Graphic
Processing units (GPUs) are special purpose hardware devices designed
to efficiently perform calculations related to rendering of computer
graphics. Graphic processing units have a highly parallel
architecture and contain hundreds of simple processing cores built in
it. This massive computational power in GPUs can be used together
with CPUs to improve the performance of compute intensive
applications. This practice of using GPUs along with CPUs to boost
application performance is known as GPU computing.
The
strategy that GPUs use to accelerate application performance is
exploiting the parallelism of the application.
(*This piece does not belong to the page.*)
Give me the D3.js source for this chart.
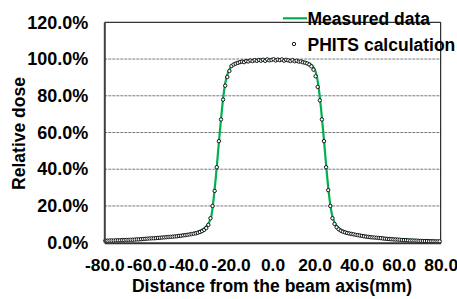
<!DOCTYPE html>
<html>
<head>
<meta charset="utf-8">
<script src="https://cdn.jsdelivr.net/npm/d3@7"></script>
<style>
  html, body { margin: 0; padding: 0; background: #fff; }
  svg { display: block; font-family: "Liberation Sans", Arial, sans-serif; }
</style>
</head>
<body>
<svg id="chart" width="457" height="299"></svg>
<script>
// ---------- data ----------
const xTickValues = [-80, -60, -40, -20, 0, 20, 40, 60, 80];
const xTickLabels = ["-80.0", "-60.0", "-40.0", "-20.0", "0.0", "20.0", "40.0", "60.0", "80.0"];
const yTickValues = [0, 20, 40, 60, 80, 100, 120];
const yTickLabels = ["0.0%", "20.0%", "40.0%", "60.0%", "80.0%", "100.0%", "120.0%"];

// PHITS calculation: positions (mm) and relative dose (%)
const phitsX = [
  -79.5,-78.5,-77.5,-76.5,-75.5,-74.5,-73.5,-72.5,-71.5,-70.5,
  -69.5,-68.5,-67.5,-66.5,-65.5,-64.5,-63.5,-62.5,-61.5,-60.5,
  -59.5,-58.5,-57.5,-56.5,-55.5,-54.5,-53.5,-52.5,-51.5,-50.5,
  -49.5,-48.5,-47.5,-46.5,-45.5,-44.5,-43.5,-42.5,-41.5,-40.5,
  -39.5,-38.5,-37.5,-36.5,-35.5,-34.5,-33.5,-32.5,-31.5,-30.5,
  -29.5,-28.5,-27.5,-26.5,-25.5,-24.5,-23.5,-22.5,-21.5,-20.5,
  -19.5,-18.5,-17.5,-16.5,-15.5,-14.5,-13.5,-12.5,-11.5,-10.5,
  -9.5,-8.5,-7.5,-6.5,-5.5,-4.5,-3.5,-2.5,-1.5,-0.5,
  0.5,1.5,2.5,3.5,4.5,5.5,6.5,7.5,8.5,9.5,
  10.5,11.5,12.5,13.5,14.5,15.5,16.5,17.5,18.5,19.5,
  20.5,21.5,22.5,23.5,24.5,25.5,26.5,27.5,28.5,29.5,
  30.5,31.5,32.5,33.5,34.5,35.5,36.5,37.5,38.5,39.5,
  40.5,41.5,42.5,43.5,44.5,45.5,46.5,47.5,48.5,49.5,
  50.5,51.5,52.5,53.5,54.5,55.5,56.5,57.5,58.5,59.5,
  60.5,61.5,62.5,63.5,64.5,65.5,66.5,67.5,68.5,69.5,
  70.5,71.5,72.5,73.5,74.5,75.5,76.5,77.5,78.5,79.5
];
const phitsDose = [
  1.1,1.1,1.2,1.2,1.2,1.3,1.3,1.3,1.4,1.4,
  1.5,1.5,1.6,1.6,1.7,1.8,1.8,1.9,2.0,2.1,
  2.2,2.3,2.4,2.4,2.5,2.6,2.7,2.8,2.9,3.0,
  3.1,3.2,3.3,3.4,3.5,3.7,3.8,4.0,4.1,4.3,
  4.5,4.7,4.9,5.1,5.4,5.8,6.3,7.0,8.0,9.7,
  13.3,20.0,28.2,41.1,55.3,67.1,77.9,85.5,90.2,93.5,
  96.2,97.0,97.5,97.9,98.3,98.6,98.3,98.9,98.7,99.2,
  98.9,99.4,99.0,99.5,99.1,99.6,99.0,99.8,99.3,99.5,
  99.9,99.2,99.7,99.4,99.8,99.1,99.6,99.3,98.9,99.4,
  98.8,99.1,98.6,98.7,98.2,98.0,97.6,97.0,96.0,94.2,
  90.6,84.8,77.5,67.1,55.3,41.1,28.6,20.0,13.3,10.2,
  8.4,7.3,6.5,6.0,5.6,5.3,5.0,4.8,4.6,4.3,
  4.1,3.9,3.7,3.5,3.3,3.2,3.0,2.9,2.8,2.7,
  2.6,2.5,2.3,2.2,2.1,2.0,1.9,1.8,1.7,1.7,
  1.6,1.5,1.4,1.4,1.3,1.2,1.2,1.1,1.1,1.0,
  1.0,0.9,0.9,0.9,0.8,0.8,0.8,0.7,0.7,0.7
];

// Measured data: positions (mm) and relative dose (%)
const measuredX = [
  -80,-70,-60,-50,-45,-40,-36,-34,-32,-31,-30,-29,-28.5,-28,-27,-26,-25,-24,-23,-22,-21,-20,-19,-18,-16,-12,-8,-4,0,
  4,8,12,16,18,19,20,21,22,23,24,25,26,27,28,29,30,31,32,34,36,40,45,50,60,70,80
];
const measuredDose = [
  1.0,1.5,2.3,3.2,3.8,4.7,5.8,6.8,8.3,9.5,11.5,15.0,19.0,24.0,35.0,48.0,61.0,73.0,83.0,89.5,93.0,95.3,96.7,97.6,98.5,99.2,99.6,99.8,100.0,
  99.8,99.5,99.0,98.2,97.3,96.3,94.5,91.0,84.0,74.0,62.0,49.0,36.0,25.0,17.0,12.5,10.0,8.5,7.5,6.3,5.5,4.5,3.6,2.9,2.0,1.4,1.0
];

const legendLabels = ["Measured data", "PHITS calculation"];
const axisTitleX = "Distance from the beam axis(mm)";
const axisTitleY = "Relative dose";

// ---------- chart ----------
const svg = d3.select("#chart");
const plot = { left: 104.3, right: 440.7, top: 22.3, bottom: 242.7 };

const x = d3.scaleLinear().domain([-80, 80]).range([plot.left, plot.right]);
const y = d3.scaleLinear().domain([0, 120]).range([plot.bottom, plot.top]);

const green = "#00b050";

// gridlines
svg.append("g")
  .selectAll("line")
  .data(yTickValues.filter(v => v > 0 && v < 120))
  .join("line")
  .attr("x1", plot.left).attr("x2", plot.right)
  .attr("y1", d => y(d)).attr("y2", d => y(d))
  .attr("stroke", "#7a7a7a")
  .attr("stroke-width", 1)
  .attr("stroke-dasharray", "3,1");

// frame: top & right thin
svg.append("line")
  .attr("x1", plot.left).attr("x2", plot.right)
  .attr("y1", plot.top).attr("y2", plot.top)
  .attr("stroke", "#000").attr("stroke-width", 1);
svg.append("line")
  .attr("x1", plot.right).attr("x2", plot.right)
  .attr("y1", plot.top).attr("y2", plot.bottom)
  .attr("stroke", "#000").attr("stroke-width", 1);

// measured line
const measured = measuredX.map((d, i) => [d, measuredDose[i]]);
svg.append("path")
  .datum(measured)
  .attr("fill", "none")
  .attr("stroke", green)
  .attr("stroke-width", 2.2)
  .attr("d", d3.line().x(d => x(d[0])).y(d => y(d[1])).curve(d3.curveMonotoneX));

// PHITS points
const phits = phitsX.map((d, i) => [d, phitsDose[i]]);
svg.append("g")
  .selectAll("circle")
  .data(phits)
  .join("circle")
  .attr("cx", d => x(d[0]))
  .attr("cy", d => y(d[1]))
  .attr("r", 1.7)
  .attr("fill", "#fff")
  .attr("stroke", "#000")
  .attr("stroke-width", 0.9);

// axes
const xAxis = d3.axisBottom(x)
  .tickValues(xTickValues)
  .tickFormat((d, i) => xTickLabels[i])
  .tickSize(0)
  .tickPadding(16);
const gx = svg.append("g")
  .attr("transform", `translate(0,${plot.bottom})`)
  .call(xAxis);
gx.select(".domain").attr("stroke", "#333").attr("stroke-width", 2);
gx.selectAll("text")
  .attr("font-family", "Liberation Sans, Arial, sans-serif")
  .attr("font-size", 17.4).attr("font-weight", "bold").attr("fill", "#000");

const yAxis = d3.axisLeft(y)
  .tickValues(yTickValues)
  .tickFormat((d, i) => yTickLabels[i])
  .tickSize(0)
  .tickPadding(16);
const gy = svg.append("g")
  .attr("transform", `translate(${plot.left},0)`)
  .call(yAxis);
gy.select(".domain").attr("stroke", "#404040").attr("stroke-width", 2);
gy.selectAll("text")
  .attr("font-family", "Liberation Sans, Arial, sans-serif")
  .attr("font-size", 18).attr("font-weight", "bold").attr("fill", "#000");

// axis titles
svg.append("text")
  .attr("x", 272).attr("y", 292)
  .attr("text-anchor", "middle")
  .attr("font-size", 17.5).attr("font-weight", "bold")
  .text(axisTitleX);
svg.append("text")
  .attr("transform", "translate(25,133.5) rotate(-90)")
  .attr("text-anchor", "middle")
  .attr("font-size", 17.5).attr("font-weight", "bold")
  .text(axisTitleY);

// legend
const lg = svg.append("g");
lg.append("line")
  .attr("x1", 283).attr("x2", 307)
  .attr("y1", 18.3).attr("y2", 18.3)
  .attr("stroke", green).attr("stroke-width", 2.2);
lg.append("text")
  .attr("x", 307.5).attr("y", 25)
  .attr("font-size", 17.5).attr("font-weight", "bold")
  .text(legendLabels[0]);
lg.append("circle")
  .attr("cx", 294).attr("cy", 44).attr("r", 1.7)
  .attr("fill", "#fff").attr("stroke", "#000").attr("stroke-width", 0.9);
lg.append("text")
  .attr("x", 307.5).attr("y", 51)
  .attr("font-size", 17.5).attr("font-weight", "bold")
  .text(legendLabels[1]);
</script>
</body>
</html>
A modern GPU consists
of 1000+ cores (NVIDIA GeForce GTX 780 Ti has 2880 cores) which can run in parallel, so that it can be programmed
to execute a task using 10000+ threads executing in parallel and
thereby boost the performance. The main objective is to maximizing
the throughput of complete task rather than minimizing the latency of
each operation. Furthermore to reduce the overhead of this massive
parallelism, GPU threads are designed to be lightweight and to have
very low management overhead . With this massive fine grained
parallelism introduced by GPUs the throughput of the applications
grows immensely.
Achieving
such a higher degree of a parallelism using CPUs is an unprecedented
task because CPUs are consisting of limited number of cores. And
these cores are designed minimize the latency of each single
operation by executing it as fast as possible in contrast to parallel
approach of GPUs.
GPU
computing will also help to increase the overall host system
performance since it offloads computation from CPU. Therefore the
host system has more time slices available to execute other
processes. GPUs also consume less energy compared to CPUs therefore
the usage of GPUs makes computer systems more energy efficient and
environment friendly.
One
of the major advantages of using large number relatively slow clock
rates of cores with compared very fast small number of cores is
scalability. Small number of cores do not scale linearly where as
multicore systems scale almost linearly with the problem size.
Another
important prospect of GPU computing is, it is expected GPU
performance to increase at the scale of the “moore’s law”.
When more transistors are fitting into a GPU, it will result in more
number of cores and thereby increasing the performance. But this is
not true for single stream processors since increase of clock speeds
is stalled due to various limitations such as power consumption, heat
generation, etc. Therefore modern CPUs are also designed to have
higher number of cores instead of increased clock speeds.
GPU
computing is used to enhance performance of diverse areas of
applications. These areas include,
- Higher education and supercomputing
- Oil and Gas industry
- Defense intelligence
- Computational finance
- Computer aided design (CAD) and Computer aided engineering(CAE)
- Media and entertainment and etc.
“SeqNFind”
is a well known sequence analysis tool in bioinformatics and it is
expected acceleration speed up is 400 times with the aid of GPUs.
This tool is promoted as energy
efficient and high performing product over its competitors based on
its GPU implementation. And there are many other real word
application that are already in practical use that are implemented on
GPUs.
Compute Unified Device Architecture(CUDA)
CUDA is a parallel computing platform
introduced by NVIDA cooperation, this platform provides set of
extension to standard C/C++ language which can be used to develop
programs that can be run on GPUs manufactured by NVIDIA cooperation.
In
CUDA terminology the system in which the GPU is deployed is referred
to as “host” whereas the GPU itself is referred to as “device”.
A typical CUDA program will consist of parts that are to be run on
host or on the CPU and parts that are to be run in parallel on device
or the GPU. Special keywords are provided in CUDA extension to
declare device data elements and device functions.
A
function is declared to be run on the device (GPU) using __global__
directive and these functions are called “kernels”. A kernel
usually performs tasks which are rich in data parallelism. A
program written in CUDA should be compiled with nvcc, an extension to
gcc compiler, provided with CUDA software development kit.
At
the execution time, kernels are executed across hundreds of cores in
the form of thousands of threads by the CUDA runtime. Application
developer must specify the organization of thread hierarchy to be
used. The creation, termination and other management tasks of threads
are done by the CUDA runtime and these operations are transparent to
the application developer.